De fato, têm-se elaborado diversas versões do plano plurianual de ação e de investimentos, mas este acaba funcionando, muitas vezes, como um recorrente e poderoso argumento para postergar as expectativas dos projetos setoriais da administração e para reduzir as tensões internas na disputa pelos recursos escassos. E, no final, o Ministério da Fazenda, no dia-a-dia da administração, acaba se assemelhando, cada vez mais, a um gabinete de primeiro-ministro, ainda que num regime presidencialista de governo.

Se esta concentração da poder decisório teve um papel funcional, positivo e circunstancial, para viabilizar a implantação do Plano Real, provocou também um modo de gestão dos interesses maiores da nação que induziu a configuração de graves questões para se promover uma articulação positiva entre a estabilidade econômica e o desenvolvimento sustentável do Brasil.

-------------------------------------------------------------------------------- Elaboram-se várias versões do plano plurianual de ação, que no fim funcionam como argumentos para postergar futuros projetos setoriais --------------------------------------------------------------------------------

Em primeiro lugar, as novas teorias do crescimento econômico endógeno colocam em questão a dicotomia analítica entre políticas de curto prazo e políticas de longo prazo. De um lado, as teorias que buscam analisar as flutuações ou os ciclos reais dos negócios mostram que estes podem ter uma influência poderosa no longo prazo. Por outro lado, as condições iniciais de uma economia, afetadas por desequilíbrios, podem influenciar o seu ritmo do crescimento. E a maior ou menor rapidez do crescimento e o seu próprio estilo podem impactar também as evoluções conjunturais.
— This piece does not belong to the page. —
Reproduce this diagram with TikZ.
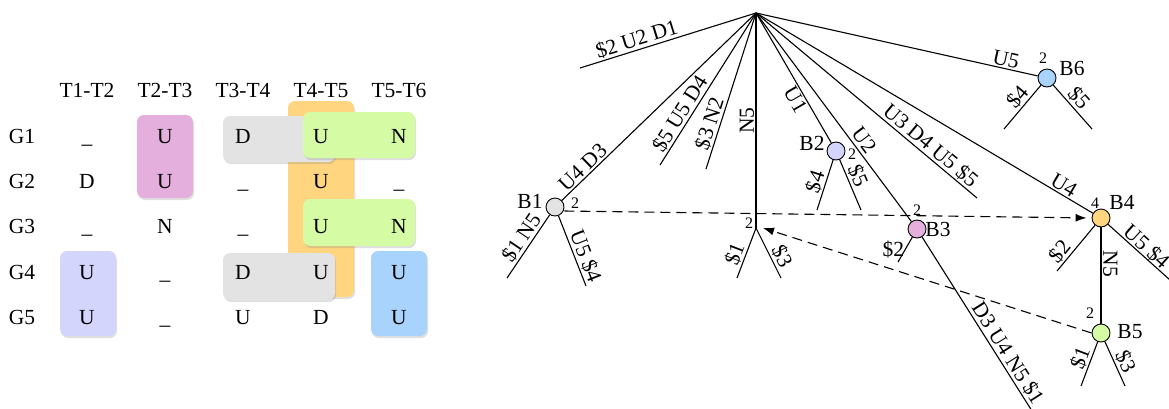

Em segundo lugar, como a economia brasileira tornou-se mais complexa e interdependente do ponto de vista estrutural, coloca-se, a cada momento, a questão da transversalidade no processo de formulação e de implementação das políticas públicas. Problemas de desenvolvimento sustentável da matriz energética, da preservação dos ecossistemas e da logística de transporte, entre outros, exigem a coordenação do posicionamento simultâneo de muitos órgãos da administração direta e indireta dos três níveis de governo. A dimensão mais visível desta falta de coordenação, na atual administração, é a quantidade de projetos de infra-estrutura econômica paralisados por falta de quem, dentro da máquina administrativa, negocie soluções para os dilemas típicos do processo de desenvolvimento que os envolvem: eficiência econômica versus eqüidade social, expansão produtiva versus sustentabilidade ambiental, o balanceamento de perdas e de benefícios intersetoriais e interregionais etc.

Em seguida, há dúvidas também sobre a eficácia operacional do atual modelo de gestão das políticas públicas. Quanto mais discricionárias e aleatórias forem as regras de distribuição e de liberação dos recursos fiscais para os órgãos setoriais, mais eles tendem a desenvolver contra-estratégias para ampliar os seus gastos. Estas contra-estratégias têm vários nomes: o paradoxo da prioridade invertida (gasta-se primeiro nas rubricas não-prioritárias, pois para as prioritárias os recursos acabam chegando), vinculações recorrentes de receitas tributárias, uso intensivo do poder regulatório que gera despesas compulsórias etc. Não é de se estranhar, pois, que as despesas do governo venham crescendo, nos últimos anos, a um ritmo três vezes superior ao ritmo de crescimento da própria economia brasileira.

Finalmente, é missão de todo processo de planejamento prospectar o futuro da economia e gerar cenários alternativos de desenvolvimento com menores custos de oportunidade para a sociedade. Estes cenários servem para definir políticas que irão coordenar o aumento da produtividade dos recursos naturais renováveis e não-renováveis, para mobilizar potencialidades latentes (bioenergia, por exemplo), para expandir e concentrar capital humano e institucional em setores-chave, para eliminar eventuais pontos de estrangulamento na infra-estrutura econômica etc. Mas servem, principalmente, para que os agentes privados possam se comprometer com projetos de investimento de lenta maturação, pois sua racionalidade econômica se exprime no longo prazo.

E a recomposição do espaço do planejamento no Brasil deve se inspirar nos fundamentos da democracia participativa, nos modernos métodos do planejamento estratégico das empresas privadas e na preservação da estabilidade monetária e da responsabilidade fiscal.

Paulo R. Haddad é professor do Ibmec e ex-ministro do Planejamento e da Fazenda.